Peace in Public Spaces

Great public spaces are a major attraction when choosing Edinburgh as a place to buy or rent property, and now two of the city’s main areas are to undergo a ‘peaceful’ transformation in time to welcome the onset of spring.

16 Jan 2018

The Mound precinct and St Andrew Square are to become ‘Zen-like’ tranquil portals for several weeks with animated Northern Lights – or Aurora Borealis images – light installations and soothing music.

The event, entitled Edinburgh Lumen, is free thanks to £80,000 of funding from Edinburgh City Council and will make use of a lane beside Jamie Oliver’s city restaurant and the Assembly Rooms.

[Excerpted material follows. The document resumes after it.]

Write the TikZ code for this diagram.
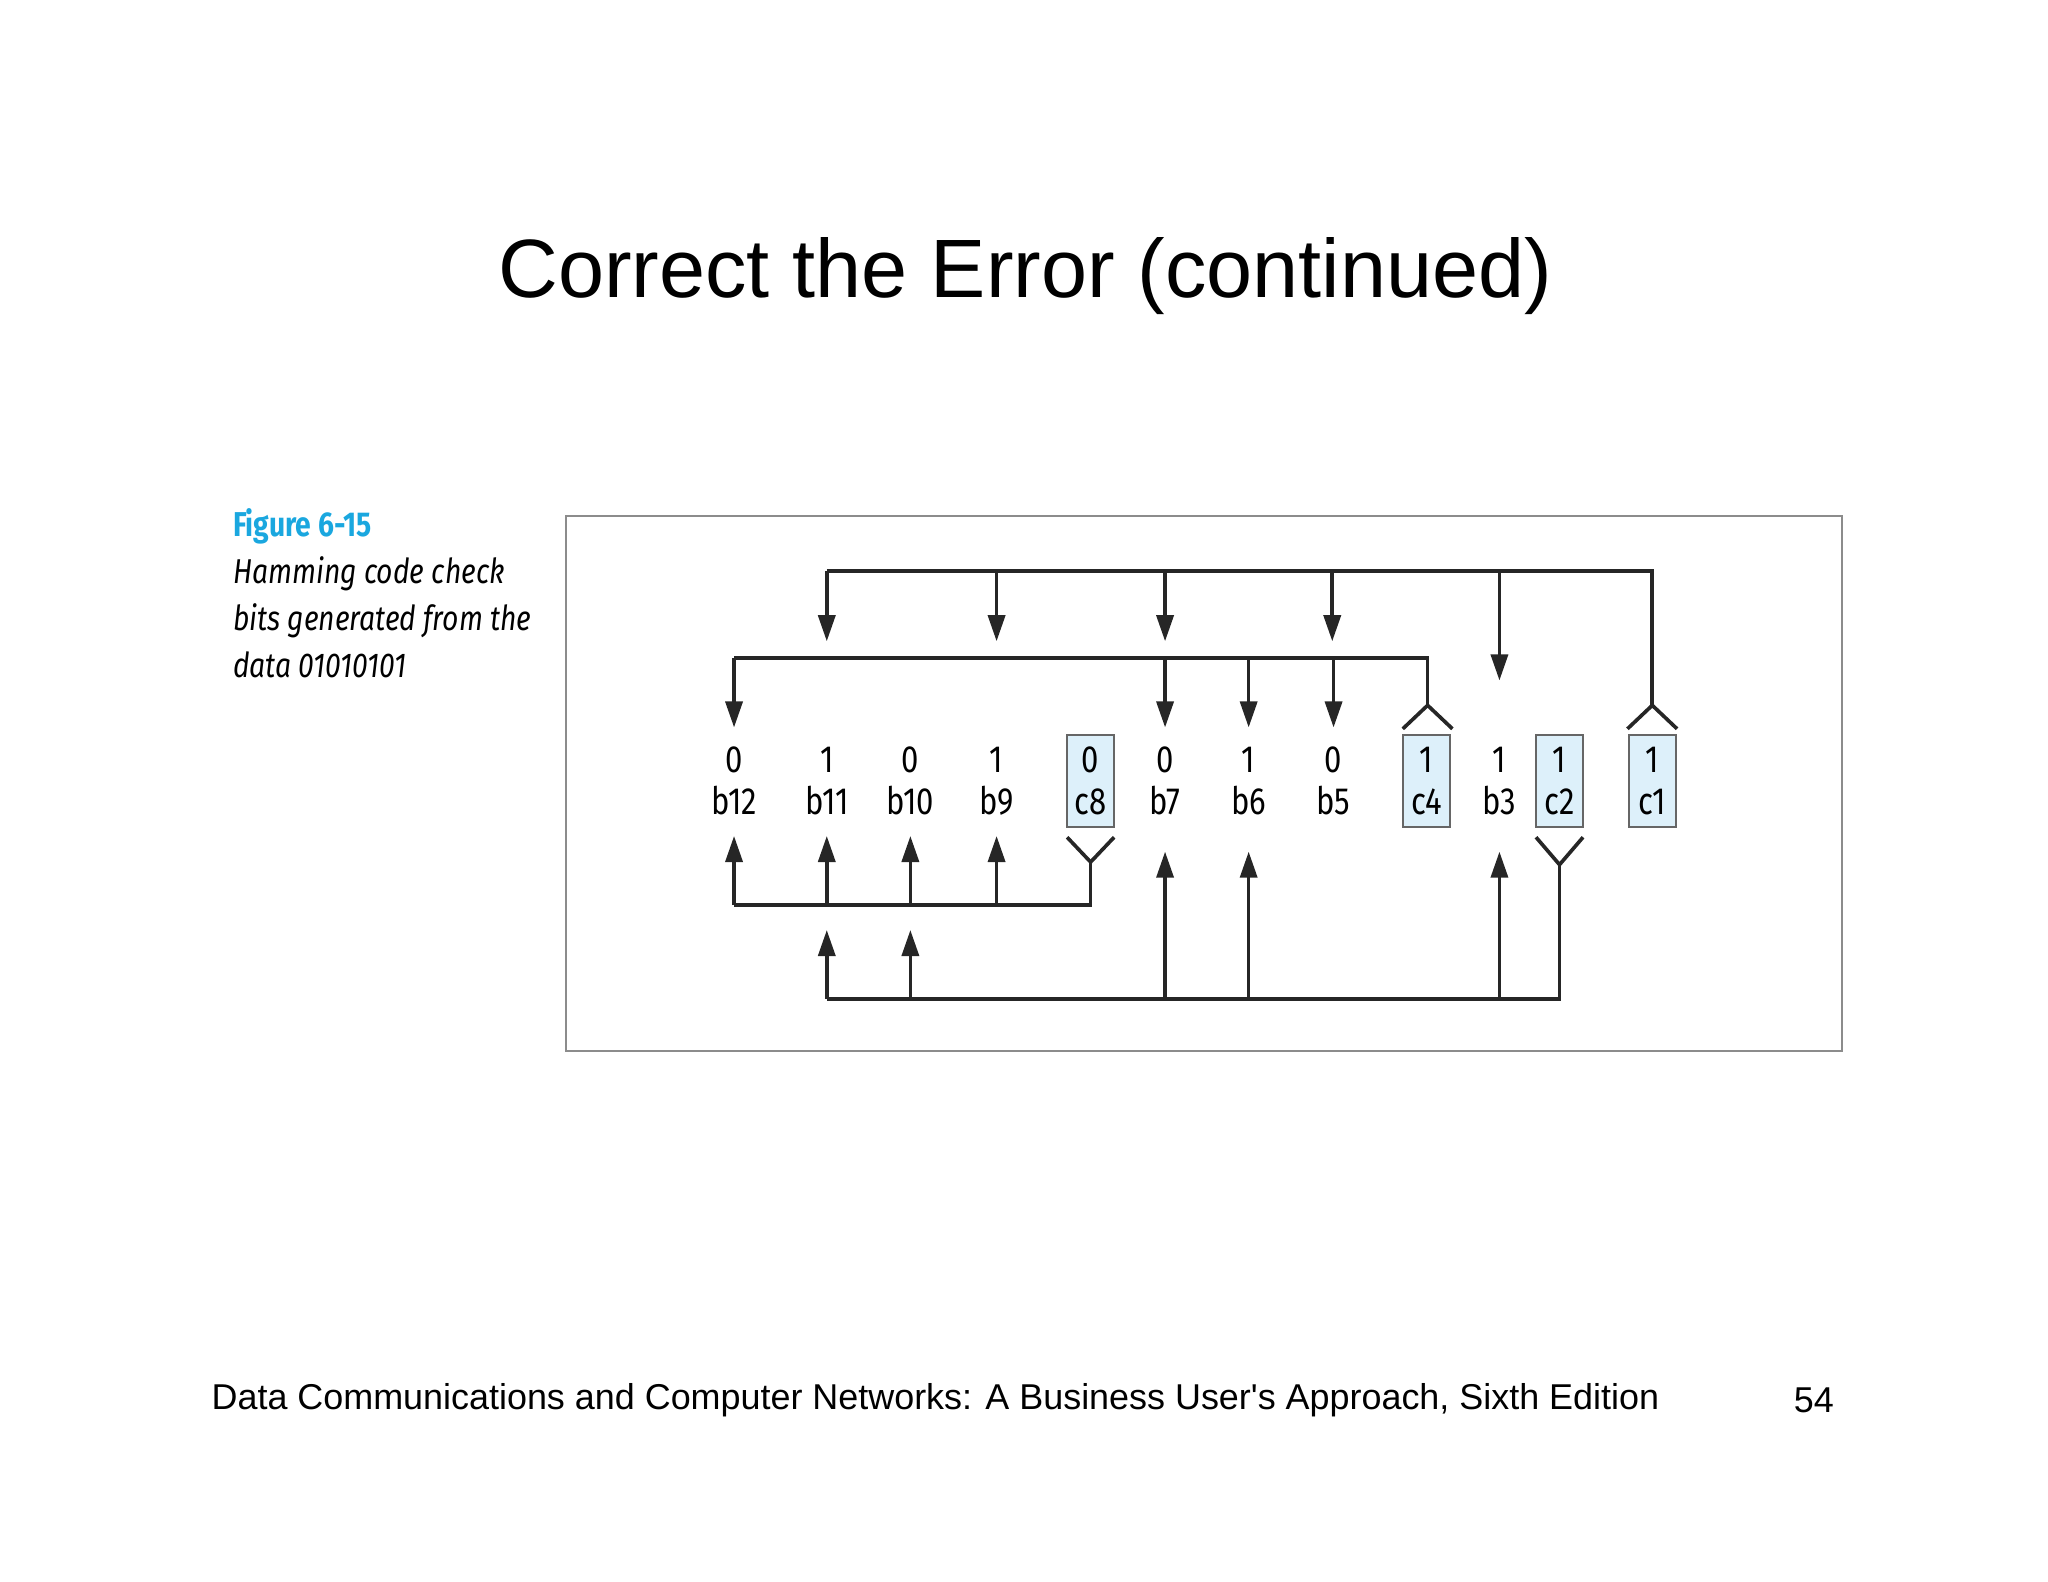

The event was announced to ensure that Edinburgh’s public spaces are used for the public good as well as for commercial events. It will be launched before Valentine’s Day in February and will include five hours of tranquility each evening.

City leaders claim the event will celebrate a more reflective and peaceful side of the city. The project follows in the wake of successful light installations which have been held in St Andrew Square over the last four years.

Past events included Key Frames, a celebration of stick figures in stop-motion animation, Bloom at last summer’s Edinburgh International Festival and the Georgian Shadows exhibition, which involved key landmarks being lit up as a tribute to the 250th anniversary of the New Town.

The mastermind behind the most recent installation is Squidsoup, working on behalf of the council. Formed from a group of designers, researchers and artists, the collective was the team behind such events as Edinburgh’s Christmas at the Botanics, Pitlochry’s Enchanted Forest and Irvine’s Illumination Festival.

Edinburgh’s culture convener, Donald Wilson, said that the Edinburgh Lumen event was the city council’s ‘most ambitious’ display of its kind to date. He added that the display had been created to complement the landscape, to please the residents of the city and to emphasise the city’s prowess as a year-round hotspot for art and culture.

Edinburgh World Heritage director Adam Wilkinson said that Edinburgh Lumen would ‘hopefully’ persuade residents to get out and about exploring the city at what is traditionally a quiet period in the area. Mr Wilson said that the constellation of lights should help guide Edinburgh into spring as well as draw an ‘impressive footfall’.

Mr Wilkinson said that the event should help residents and visitors see a fresh perspective in terms of Edinburgh ‘incredible historic environment, preventing buildings from being taken for granted.